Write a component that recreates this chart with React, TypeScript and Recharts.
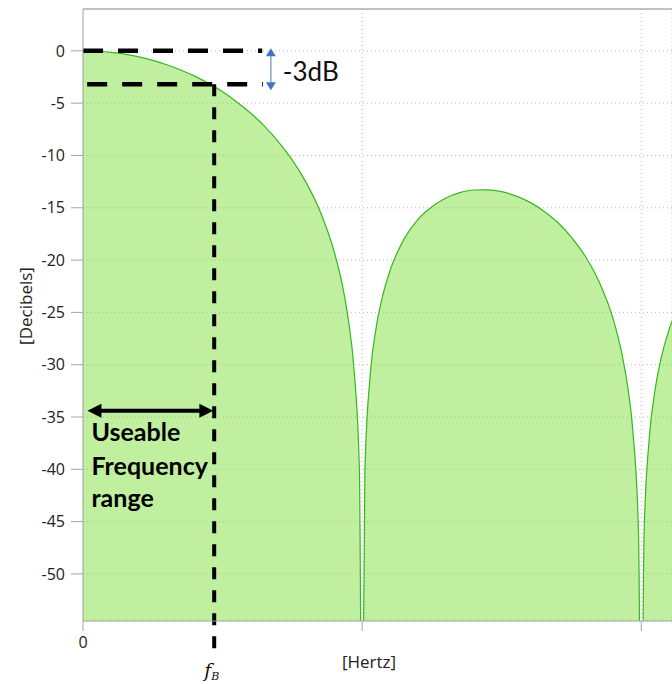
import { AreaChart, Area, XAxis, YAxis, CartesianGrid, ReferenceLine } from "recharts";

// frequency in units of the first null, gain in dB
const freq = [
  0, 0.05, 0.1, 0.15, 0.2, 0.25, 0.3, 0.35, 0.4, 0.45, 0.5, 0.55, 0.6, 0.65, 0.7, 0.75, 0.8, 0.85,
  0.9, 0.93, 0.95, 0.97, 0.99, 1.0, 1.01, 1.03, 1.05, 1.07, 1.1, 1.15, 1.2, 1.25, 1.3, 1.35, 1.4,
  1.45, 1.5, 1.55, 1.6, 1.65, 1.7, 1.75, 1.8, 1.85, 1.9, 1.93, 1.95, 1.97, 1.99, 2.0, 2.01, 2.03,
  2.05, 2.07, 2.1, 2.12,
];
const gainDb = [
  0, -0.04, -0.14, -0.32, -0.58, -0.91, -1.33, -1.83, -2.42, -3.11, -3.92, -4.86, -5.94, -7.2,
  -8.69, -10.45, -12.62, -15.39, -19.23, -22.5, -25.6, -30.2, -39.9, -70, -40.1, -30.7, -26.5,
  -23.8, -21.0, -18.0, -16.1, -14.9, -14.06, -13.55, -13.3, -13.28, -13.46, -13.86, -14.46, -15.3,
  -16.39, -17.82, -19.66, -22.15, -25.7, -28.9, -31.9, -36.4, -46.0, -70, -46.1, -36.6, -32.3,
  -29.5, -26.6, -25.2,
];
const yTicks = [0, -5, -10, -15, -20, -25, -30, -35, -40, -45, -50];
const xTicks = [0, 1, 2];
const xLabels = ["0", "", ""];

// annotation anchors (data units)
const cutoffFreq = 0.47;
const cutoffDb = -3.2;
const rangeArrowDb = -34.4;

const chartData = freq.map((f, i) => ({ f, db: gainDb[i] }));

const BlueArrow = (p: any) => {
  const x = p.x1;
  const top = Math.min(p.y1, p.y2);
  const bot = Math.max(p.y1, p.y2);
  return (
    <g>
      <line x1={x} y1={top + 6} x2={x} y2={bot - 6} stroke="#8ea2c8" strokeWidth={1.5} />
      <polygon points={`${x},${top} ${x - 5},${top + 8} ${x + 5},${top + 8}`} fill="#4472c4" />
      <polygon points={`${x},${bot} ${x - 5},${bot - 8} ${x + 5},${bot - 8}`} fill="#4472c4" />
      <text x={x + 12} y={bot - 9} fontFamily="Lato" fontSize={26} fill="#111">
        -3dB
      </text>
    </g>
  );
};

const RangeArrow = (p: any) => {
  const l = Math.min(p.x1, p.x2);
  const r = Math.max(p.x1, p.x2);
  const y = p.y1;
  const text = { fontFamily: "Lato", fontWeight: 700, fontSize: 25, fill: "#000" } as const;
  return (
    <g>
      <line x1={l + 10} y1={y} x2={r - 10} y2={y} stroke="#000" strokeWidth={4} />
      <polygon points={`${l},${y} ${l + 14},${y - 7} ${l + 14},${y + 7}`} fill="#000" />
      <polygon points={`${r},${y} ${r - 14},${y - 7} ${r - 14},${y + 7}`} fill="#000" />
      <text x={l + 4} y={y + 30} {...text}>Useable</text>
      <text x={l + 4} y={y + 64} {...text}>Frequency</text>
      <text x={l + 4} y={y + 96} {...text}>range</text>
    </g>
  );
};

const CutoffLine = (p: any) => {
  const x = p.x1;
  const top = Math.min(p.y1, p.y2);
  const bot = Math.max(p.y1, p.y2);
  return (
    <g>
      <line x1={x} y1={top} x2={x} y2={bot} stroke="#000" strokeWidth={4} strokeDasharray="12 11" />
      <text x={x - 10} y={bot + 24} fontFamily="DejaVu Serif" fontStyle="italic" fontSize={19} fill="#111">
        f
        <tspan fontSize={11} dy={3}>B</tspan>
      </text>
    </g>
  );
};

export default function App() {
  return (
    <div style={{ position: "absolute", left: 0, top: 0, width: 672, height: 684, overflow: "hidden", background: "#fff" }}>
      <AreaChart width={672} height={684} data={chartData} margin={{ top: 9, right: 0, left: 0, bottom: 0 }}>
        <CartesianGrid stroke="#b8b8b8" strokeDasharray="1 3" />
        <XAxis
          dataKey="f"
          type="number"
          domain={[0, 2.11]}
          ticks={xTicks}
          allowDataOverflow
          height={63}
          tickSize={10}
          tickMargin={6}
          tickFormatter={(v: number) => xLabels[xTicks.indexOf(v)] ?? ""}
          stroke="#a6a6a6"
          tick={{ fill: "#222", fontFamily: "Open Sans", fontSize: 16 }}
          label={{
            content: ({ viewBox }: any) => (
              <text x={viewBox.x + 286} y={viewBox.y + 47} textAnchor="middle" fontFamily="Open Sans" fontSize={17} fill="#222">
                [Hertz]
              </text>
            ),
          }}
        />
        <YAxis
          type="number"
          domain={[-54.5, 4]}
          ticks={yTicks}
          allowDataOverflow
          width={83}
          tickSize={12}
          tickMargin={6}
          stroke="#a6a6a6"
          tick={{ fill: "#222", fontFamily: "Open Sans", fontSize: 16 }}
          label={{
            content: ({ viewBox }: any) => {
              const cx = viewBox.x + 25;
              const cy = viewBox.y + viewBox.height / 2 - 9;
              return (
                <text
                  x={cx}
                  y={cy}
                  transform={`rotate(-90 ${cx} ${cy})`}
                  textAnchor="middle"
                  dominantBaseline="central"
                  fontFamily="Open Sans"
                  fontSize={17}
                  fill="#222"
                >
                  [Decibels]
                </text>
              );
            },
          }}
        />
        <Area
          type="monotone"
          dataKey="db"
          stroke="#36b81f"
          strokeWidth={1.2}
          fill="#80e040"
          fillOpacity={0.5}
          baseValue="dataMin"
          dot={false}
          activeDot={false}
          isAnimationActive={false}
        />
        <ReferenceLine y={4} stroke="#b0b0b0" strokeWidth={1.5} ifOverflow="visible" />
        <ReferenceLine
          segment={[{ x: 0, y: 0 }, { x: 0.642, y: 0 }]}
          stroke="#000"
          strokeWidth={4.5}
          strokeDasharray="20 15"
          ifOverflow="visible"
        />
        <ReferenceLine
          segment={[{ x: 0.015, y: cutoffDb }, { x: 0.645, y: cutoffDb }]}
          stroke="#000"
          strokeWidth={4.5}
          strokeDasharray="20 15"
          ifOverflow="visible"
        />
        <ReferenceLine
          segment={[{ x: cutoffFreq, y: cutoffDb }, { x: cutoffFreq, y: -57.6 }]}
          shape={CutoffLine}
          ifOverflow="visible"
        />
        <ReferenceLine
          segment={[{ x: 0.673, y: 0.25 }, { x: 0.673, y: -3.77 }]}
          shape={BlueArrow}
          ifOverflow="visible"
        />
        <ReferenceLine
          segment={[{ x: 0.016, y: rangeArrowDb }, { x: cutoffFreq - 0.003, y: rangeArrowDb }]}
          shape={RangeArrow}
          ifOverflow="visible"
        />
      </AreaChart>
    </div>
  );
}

:::

WORK REQUIRED:
Extract every line of the data exactly; pictures stay out.

REPLY TO THE TASK:
Write a component that recreates this chart with React, TypeScript and Recharts.
import { AreaChart, Area, XAxis, YAxis, CartesianGrid, ReferenceLine } from "recharts";

// frequency in units of the first null, gain in dB
const freq = [
  0, 0.05, 0.1, 0.15, 0.2, 0.25, 0.3, 0.35, 0.4, 0.45, 0.5, 0.55, 0.6, 0.65, 0.7, 0.75, 0.8, 0.85,
  0.9, 0.93, 0.95, 0.97, 0.99, 1.0, 1.01, 1.03, 1.05, 1.07, 1.1, 1.15, 1.2, 1.25, 1.3, 1.35, 1.4,
  1.45, 1.5, 1.55, 1.6, 1.65, 1.7, 1.75, 1.8, 1.85, 1.9, 1.93, 1.95, 1.97, 1.99, 2.0, 2.01, 2.03,
  2.05, 2.07, 2.1, 2.12,
];
const gainDb = [
  0, -0.04, -0.14, -0.32, -0.58, -0.91, -1.33, -1.83, -2.42, -3.11, -3.92, -4.86, -5.94, -7.2,
  -8.69, -10.45, -12.62, -15.39, -19.23, -22.5, -25.6, -30.2, -39.9, -70, -40.1, -30.7, -26.5,
  -23.8, -21.0, -18.0, -16.1, -14.9, -14.06, -13.55, -13.3, -13.28, -13.46, -13.86, -14.46, -15.3,
  -16.39, -17.82, -19.66, -22.15, -25.7, -28.9, -31.9, -36.4, -46.0, -70, -46.1, -36.6, -32.3,
  -29.5, -26.6, -25.2,
];
const yTicks = [0, -5, -10, -15, -20, -25, -30, -35, -40, -45, -50];
const xTicks = [0, 1, 2];
const xLabels = ["0", "", ""];

// annotation anchors (data units)
const cutoffFreq = 0.47;
const cutoffDb = -3.2;
const rangeArrowDb = -34.4;

const chartData = freq.map((f, i) => ({ f, db: gainDb[i] }));

const BlueArrow = (p: any) => {
  const x = p.x1;
  const top = Math.min(p.y1, p.y2);
  const bot = Math.max(p.y1, p.y2);
  return (
    <g>
      <line x1={x} y1={top + 6} x2={x} y2={bot - 6} stroke="#8ea2c8" strokeWidth={1.5} />
      <polygon points={`${x},${top} ${x - 5},${top + 8} ${x + 5},${top + 8}`} fill="#4472c4" />
      <polygon points={`${x},${bot} ${x - 5},${bot - 8} ${x + 5},${bot - 8}`} fill="#4472c4" />
      <text x={x + 12} y={bot - 9} fontFamily="Lato" fontSize={26} fill="#111">
        -3dB
      </text>
    </g>
  );
};

const RangeArrow = (p: any) => {
  const l = Math.min(p.x1, p.x2);
  const r = Math.max(p.x1, p.x2);
  const y = p.y1;
  const text = { fontFamily: "Lato", fontWeight: 700, fontSize: 25, fill: "#000" } as const;
  return (
    <g>
      <line x1={l + 10} y1={y} x2={r - 10} y2={y} stroke="#000" strokeWidth={4} />
      <polygon points={`${l},${y} ${l + 14},${y - 7} ${l + 14},${y + 7}`} fill="#000" />
      <polygon points={`${r},${y} ${r - 14},${y - 7} ${r - 14},${y + 7}`} fill="#000" />
      <text x={l + 4} y={y + 30} {...text}>Useable</text>
      <text x={l + 4} y={y + 64} {...text}>Frequency</text>
      <text x={l + 4} y={y + 96} {...text}>range</text>
    </g>
  );
};

const CutoffLine = (p: any) => {
  const x = p.x1;
  const top = Math.min(p.y1, p.y2);
  const bot = Math.max(p.y1, p.y2);
  return (
    <g>
      <line x1={x} y1={top} x2={x} y2={bot} stroke="#000" strokeWidth={4} strokeDasharray="12 11" />
      <text x={x - 10} y={bot + 24} fontFamily="DejaVu Serif" fontStyle="italic" fontSize={19} fill="#111">
        f
        <tspan fontSize={11} dy={3}>B</tspan>
      </text>
    </g>
  );
};

export default function App() {
  return (
    <div style={{ position: "absolute", left: 0, top: 0, width: 672, height: 684, overflow: "hidden", background: "#fff" }}>
      <AreaChart width={672} height={684} data={chartData} margin={{ top: 9, right: 0, left: 0, bottom: 0 }}>
        <CartesianGrid stroke="#b8b8b8" strokeDasharray="1 3" />
        <XAxis
          dataKey="f"
          type="number"
          domain={[0, 2.11]}
          ticks={xTicks}
          allowDataOverflow
          height={63}
          tickSize={10}
          tickMargin={6}
          tickFormatter={(v: number) => xLabels[xTicks.indexOf(v)] ?? ""}
          stroke="#a6a6a6"
          tick={{ fill: "#222", fontFamily: "Open Sans", fontSize: 16 }}
          label={{
            content: ({ viewBox }: any) => (
              <text x={viewBox.x + 286} y={viewBox.y + 47} textAnchor="middle" fontFamily="Open Sans" fontSize={17} fill="#222">
                [Hertz]
              </text>
            ),
          }}
        />
        <YAxis
          type="number"
          domain={[-54.5, 4]}
          ticks={yTicks}
          allowDataOverflow
          width={83}
          tickSize={12}
          tickMargin={6}
          stroke="#a6a6a6"
          tick={{ fill: "#222", fontFamily: "Open Sans", fontSize: 16 }}
          label={{
            content: ({ viewBox }: any) => {
              const cx = viewBox.x + 25;
              const cy = viewBox.y + viewBox.height / 2 - 9;
              return (
                <text
                  x={cx}
                  y={cy}
                  transform={`rotate(-90 ${cx} ${cy})`}
                  textAnchor="middle"
                  dominantBaseline="central"
                  fontFamily="Open Sans"
                  fontSize={17}
                  fill="#222"
                >
                  [Decibels]
                </text>
              );
            },
          }}
        />
        <Area
          type="monotone"
          dataKey="db"
          stroke="#36b81f"
          strokeWidth={1.2}
          fill="#80e040"
          fillOpacity={0.5}
          baseValue="dataMin"
          dot={false}
          activeDot={false}
          isAnimationActive={false}
        />
        <ReferenceLine y={4} stroke="#b0b0b0" strokeWidth={1.5} ifOverflow="visible" />
        <ReferenceLine
          segment={[{ x: 0, y: 0 }, { x: 0.642, y: 0 }]}
          stroke="#000"
          strokeWidth={4.5}
          strokeDasharray="20 15"
          ifOverflow="visible"
        />
        <ReferenceLine
          segment={[{ x: 0.015, y: cutoffDb }, { x: 0.645, y: cutoffDb }]}
          stroke="#000"
          strokeWidth={4.5}
          strokeDasharray="20 15"
          ifOverflow="visible"
        />
        <ReferenceLine
          segment={[{ x: cutoffFreq, y: cutoffDb }, { x: cutoffFreq, y: -57.6 }]}
          shape={CutoffLine}
          ifOverflow="visible"
        />
        <ReferenceLine
          segment={[{ x: 0.673, y: 0.25 }, { x: 0.673, y: -3.77 }]}
          shape={BlueArrow}
          ifOverflow="visible"
        />
        <ReferenceLine
          segment={[{ x: 0.016, y: rangeArrowDb }, { x: cutoffFreq - 0.003, y: rangeArrowDb }]}
          shape={RangeArrow}
          ifOverflow="visible"
        />
      </AreaChart>
    </div>
  );
}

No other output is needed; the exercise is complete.